The Business Models Investors Prefer

22 Jul 2011 Sandeep Mehta

MIT Sloan Management Review has an interesting breakdown of business models in the article The Business Models Investors Prefer:

  • Creators, which sell ownership of products they have created by transforming or assembling raw materials or components. Ford, 3M and Intel are examples of this type of company;
  • Distributors such as Wal-Mart or’s retail business, which sell ownership of products they bought but did not substantially change, except by transporting, repackaging or marketing;
  • Landlords, which sell only the right to use assets for a specified period of time; Marriott, Hertz, Accenture and Citigroup are examples of the landlord model. We included in this category companies that employ licenses or subscriptions to sell limited rights to use their intellectual property (IP) assets — companies such as Microsoft and The New York Times;
  • Brokers, which receive a fee for matching buyers and sellers without ever taking ownership or custody of the product; examples include Charles Schwab, eBay and realtors.

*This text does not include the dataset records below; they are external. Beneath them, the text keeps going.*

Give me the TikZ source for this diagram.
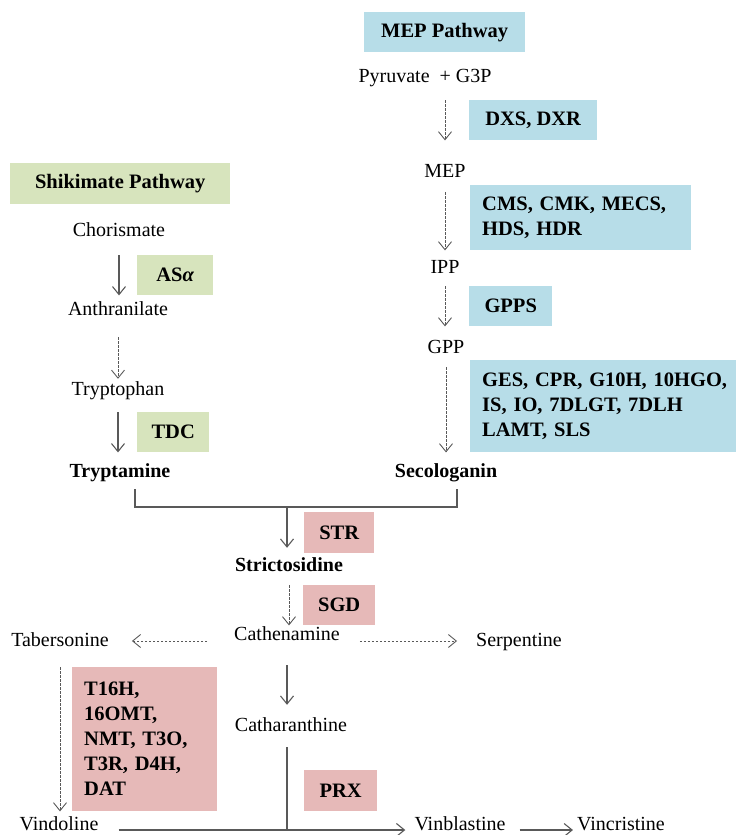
\documentclass[tikz,border=0pt]{standalone}
\usepackage{fontspec}
\setmainfont{Liberation Serif}
\usetikzlibrary{arrows.meta,positioning}

\definecolor{mepblue}{HTML}{B7DDE8}
\definecolor{shikgreen}{HTML}{D7E4BD}
\definecolor{tiapink}{HTML}{E6B9B8}
\definecolor{arrgray}{HTML}{595959}

\tikzset{
  chem/.style={inner sep=0pt, text height=14pt, text depth=4pt, font=\fontsize{20}{25}\selectfont},
  keychem/.style={chem, font=\fontsize{20}{25}\selectfont\bfseries},
  enzbox/.style={anchor=north west, inner xsep=12pt, inner ysep=0pt, font=\fontsize{20.5}{25}\selectfont\bfseries},
  mepenz/.style={enzbox, fill=mepblue},
  shikenz/.style={enzbox, fill=shikgreen},
  tiaenz/.style={enzbox, fill=tiapink},
  rxn/.style={color=arrgray, line width=1.1pt, -{Straight Barb[length=8pt,width=13pt]}},
  multistep/.style={rxn, line width=0.9pt, dash pattern=on 2.5pt off 1.5pt},
  joinline/.style={draw=arrgray, line width=1.1pt},
}

\begin{document}
\begin{tikzpicture}[x=1pt, y=-1pt]
    \useasboundingbox (0,0) rectangle (736,835);

    % pathway headers
    \node[mepenz, minimum width=161pt, minimum height=40pt] (mephead) at (364,12) {MEP Pathway};
    \node[shikenz, minimum width=220pt, minimum height=41pt] (shikhead) at (10,163) {Shikimate Pathway};

    % MEP branch
    \node[chem] (pyr) at (425,77) {Pyruvate\ \ + G3P};
    \node[chem] (mep) at (445,172) {MEP};
    \node[chem] (ipp) at (445,268) {IPP};
    \node[chem] (gpp) at (446,348) {GPP};
    \node[keychem] (seco) at (446,472) {Secologanin};
    \node[mepenz, minimum width=128pt, minimum height=40pt] (dxs) at (469,100) {DXS, DXR};
    \node[mepenz, text width=197pt, align=left, minimum height=65pt] (cms) at (470,185) {CMS, CMK, MECS,\\ HDS, HDR};
    \node[mepenz, minimum width=83pt, minimum height=40pt] (gpps) at (469,286) {GPPS};
    \node[mepenz, text width=242pt, align=left, minimum height=92pt] (ges) at (470,360) {\mbox{GES, CPR, G10H, 10HGO,}\\ IS, IO, 7DLGT, 7DLH\\ LAMT, SLS};

    % shikimate branch
    \node[chem] (chor) at (119,231) {Chorismate};
    \node[chem] (anth) at (118,310) {Anthranilate};
    \node[chem] (trpn) at (118,390) {Tryptophan};
    \node[keychem] (trya) at (120,472) {Tryptamine};
    \node[shikenz, minimum width=76pt, minimum height=40pt] (asa) at (137,255) {AS\textit{α}};
    \node[shikenz, minimum width=72pt, minimum height=40pt] (tdc) at (137,412) {TDC};

    % TIA branch
    \coordinate (join) at (287,507);
    \node[keychem] (strict) at (289,566) {Strictosidine};
    \node[chem] (cath) at (287,635) {Cathenamine};
    \node[chem] (taber) at (60,641) {Tabersonine};
    \node[chem] (serp) at (519,641) {Serpentine};
    \node[chem] (catha) at (291,726) {Catharanthine};
    \node[chem] (vind) at (59,825) {Vindoline};
    \node[chem] (vinb) at (460,825) {Vinblastine};
    \node[chem] (vinc) at (621,825) {Vincristine};
    \node[tiaenz, minimum width=70pt, minimum height=41pt] (str) at (304,512) {STR};
    \node[tiaenz, minimum width=72pt, minimum height=40pt] (sgd) at (303,585) {SGD};
    \node[tiaenz, text width=121pt, align=left, minimum height=144pt] (t16h) at (72,667) {T16H,\\ 16OMT,\\ NMT, T3O,\\ T3R, D4H,\\ DAT};
    \node[tiaenz, minimum width=73pt, minimum height=41pt] (prx) at (304,770) {PRX};

    \path[multistep]
    (mep |- dxs.north) edge (mep |- dxs.south)
    (mep |- cms.north) edge[shorten <=7pt] (mep |- cms.south)
    (ipp |- gpps.north) edge (ipp |- gpps.south)
    (gpp |- ges.north) edge[shorten <=7pt] (gpp |- ges.south)
    (anth.south) edge[shorten <=18pt, shorten >=2pt] (trpn.north)
    (strict |- sgd.north) edge (strict |- sgd.south)
    (cath.west |- taber) edge[shorten <=27pt, shorten >=23pt] (taber.east)
    (cath.east |- serp) edge[shorten <=20pt, shorten >=19pt] (serp.west)
    (taber |- t16h.north) edge (taber |- t16h.south);

    \path[rxn]
    (chor |- asa.north) edge (chor |- asa.south)
    (trpn |- tdc.north) edge (trpn |- tdc.south)
    (join) edge[shorten >=9pt] (join |- strict.north)
    (cath.south) edge[shorten <=21pt, shorten >=12pt] (cath.south |- catha.north)
    (vind.base east) edge[shorten <=20pt, shorten >=9pt] (vinb.base west)
    (vinb.base east) edge[shorten <=14pt, shorten >=4pt] (vinc.base west);

    \draw[joinline] ([xshift=15pt, yshift=-8pt]trya.south) |- (join) -| ([xshift=11pt, yshift=-8pt]seco.south);
    \draw[joinline, shorten <=12pt] (join |- catha.south) -- (join |- vinb.base west);
\end{tikzpicture}
\end{document}
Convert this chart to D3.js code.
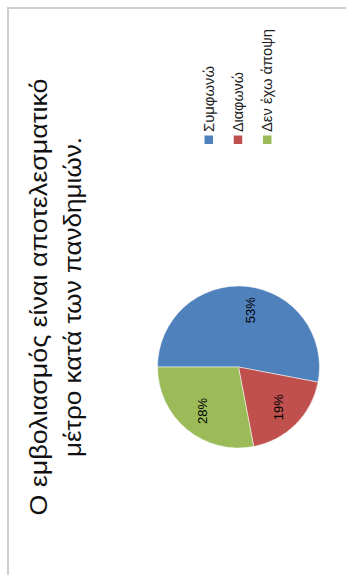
<!DOCTYPE html>
<html>
<head>
<meta charset="utf-8">
<script src="https://cdn.jsdelivr.net/npm/d3@7"></script>
<style>
html,body{margin:0;padding:0;background:#fff;}
svg{display:block;}
</style>
</head>
<body>
<script>
const titleLines = ["Ο εμβολιασμός είναι αποτελεσματικό", "μέτρο κατά των πανδημιών."];
const categories = ["Συμφωνώ", "Διαφωνώ", "Δεν έχω άποψη"];
const values = [53, 19, 28];
const colors = ["#4f81bd", "#c0504d", "#9bbb59"];

const W = 346, H = 575;
const svg = d3.select("body").append("svg").attr("width", W).attr("height", H);

// frame
svg.append("line").attr("x1", 7).attr("y1", 8).attr("x2", W).attr("y2", 8)
  .attr("stroke", "#cfcfcf").attr("stroke-width", 2);
svg.append("line").attr("x1", 8).attr("y1", 7).attr("x2", 8).attr("y2", H)
  .attr("stroke", "#cfcfcf").attr("stroke-width", 2);

// title (rotated, reading bottom to top)
const titleBase = [47, 81];
const titleLen = [437, 320];
titleLines.forEach((t, i) => {
  svg.append("text")
    .attr("transform", `translate(${titleBase[i]},297) rotate(-90)`)
    .attr("text-anchor", "middle")
    .attr("font-family", "Liberation Sans, Arial, sans-serif")
    .attr("font-size", 24)
    .attr("fill", "#111")
    .attr("textLength", titleLen[i])
    .attr("lengthAdjust", "spacingAndGlyphs")
    .text(t);
});

// pie
const cx = 238.5, cy = 367, r = 81;
const pie = d3.pie().sort(null).value(d => d).startAngle(-Math.PI / 2).endAngle(1.5 * Math.PI);
const arcs = pie(values);
const arc = d3.arc().innerRadius(0).outerRadius(r);
const labelArc = d3.arc().innerRadius(57).outerRadius(57);
const g = svg.append("g").attr("transform", `translate(${cx},${cy})`);
g.selectAll("path").data(arcs).enter().append("path")
  .attr("d", arc)
  .attr("fill", (d, i) => colors[i])
  .attr("stroke", "#ffffff").attr("stroke-width", 0.5);
g.selectAll("text.lbl").data(arcs).enter().append("text")
  .attr("class", "lbl")
  .attr("transform", (d, i) => { const c = labelArc.centroid(d); return `translate(${c[0] + (i === 0 ? 7 : 0)},${c[1]}) rotate(-90)`; })
  .attr("text-anchor", "middle")
  .attr("dy", "0.35em")
  .attr("font-family", "Liberation Sans, Arial, sans-serif")
  .attr("font-size", 13)
  .attr("fill", "#000")
  .text(d => Math.round(d.value / d3.sum(values) * 100) + "%");

// legend
const legX = d3.scalePoint().domain(categories).range([209, 267.5]);
const legLen = [66, 60, 103];
const leg = svg.append("g");
categories.forEach((c, i) => {
  const x = legX(c);
  leg.append("rect").attr("x", x - 4.5).attr("y", 135.5).attr("width", 8.5).attr("height", 8.5)
    .attr("fill", colors[i]);
  leg.append("text")
    .attr("transform", `translate(${x},132) rotate(-90)`)
    .attr("text-anchor", "start")
    .attr("dy", "0.35em")
    .attr("font-family", "Liberation Sans, Arial, sans-serif")
    .attr("font-size", 14)
    .attr("fill", "#222")
    .attr("textLength", legLen[i])
    .attr("lengthAdjust", "spacingAndGlyphs")
    .text(c);
});
</script>
</body>
</html>
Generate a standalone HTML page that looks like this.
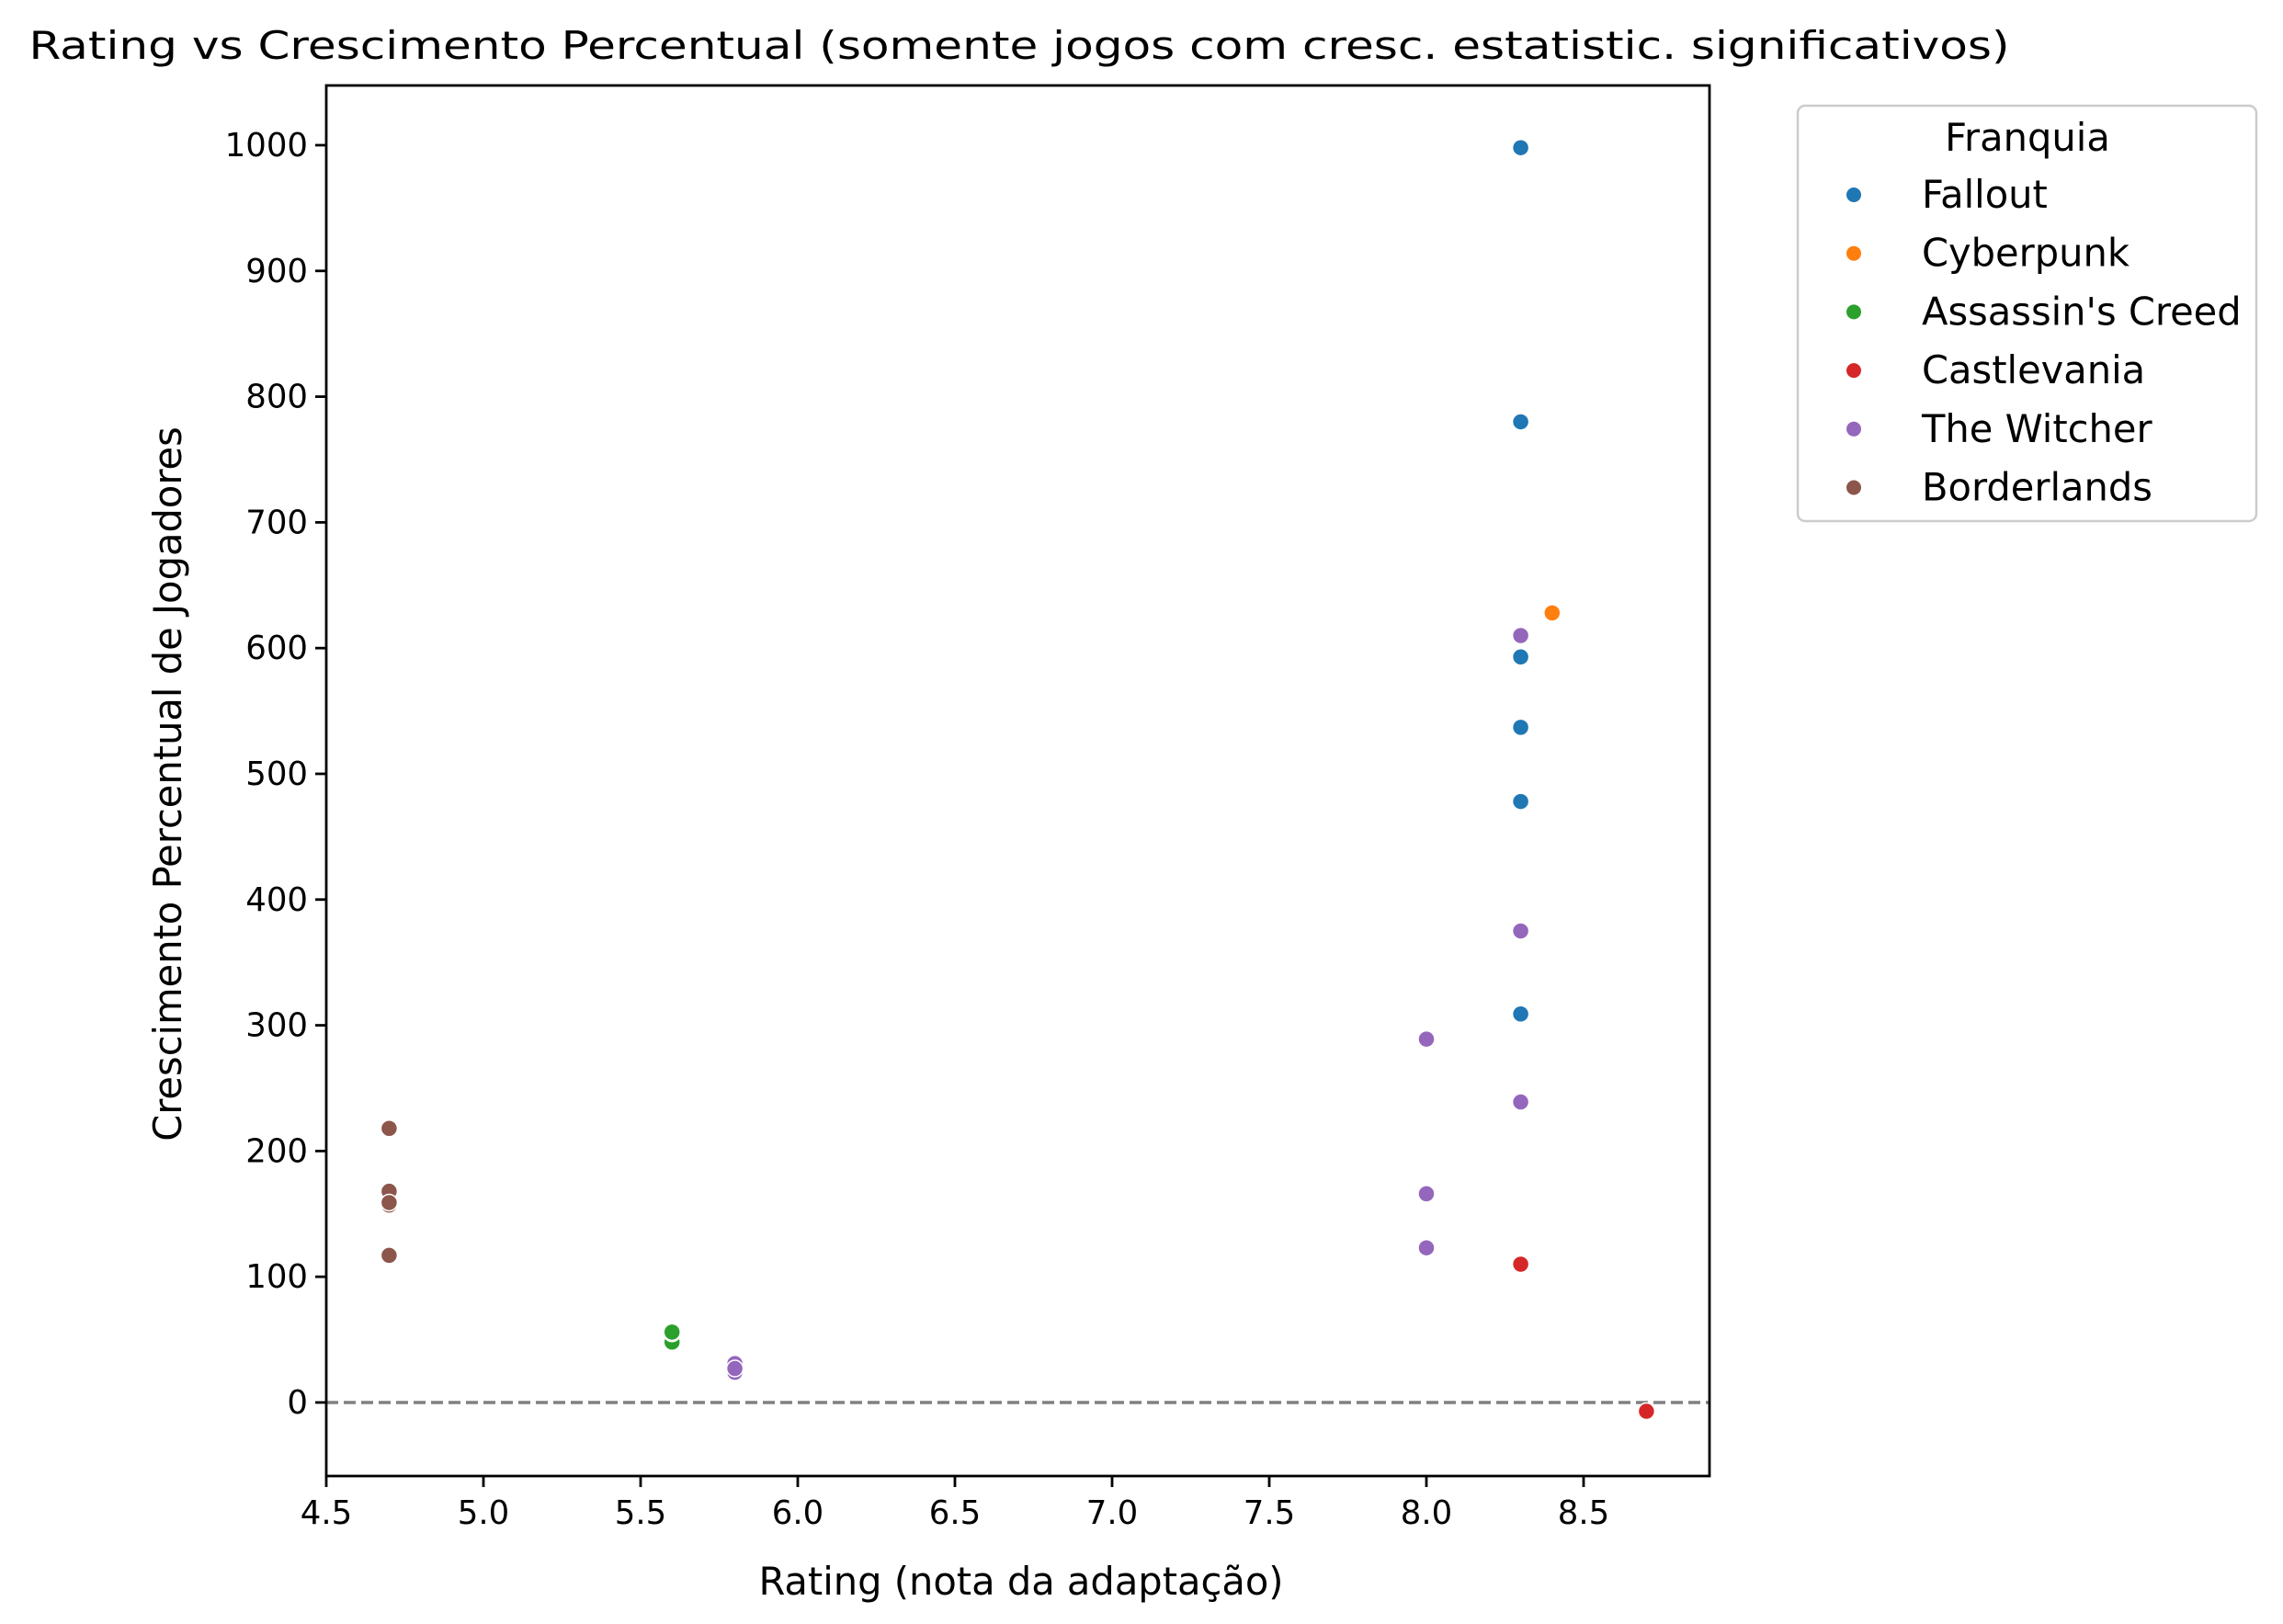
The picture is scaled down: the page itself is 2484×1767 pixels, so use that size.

There are four types of assets as well:

  • Financial assets, which include cash as well as securities like stocks, bonds and insurance policies that give their owners rights to potential future cash flows;
  • Physical assets, which include durable items such as computers, as well as nondurable items such as food;
  • Intangible assets, which include intellectual property such as patents and copyrights, as well as other intangible assets like knowledge, goodwill and brand value;
  • Human assets, which include people’s time and effort. People of course cannot be legally bought and sold, but their time and knowledge can be “rented out” for a fee

The overall conclusion (in my opinion less important and somewhat questionable) is:

“In research we conducted at the MIT Sloan School of Management, we found that the stock market consistently values certain types of business models more highly than others. Specifically, we found that in recent years, investors have favored business models focusing on licensing intellectual property (such as Walt Disney’s business model) and a certain kind of highly innovative manufacturing (such as Apple’s).”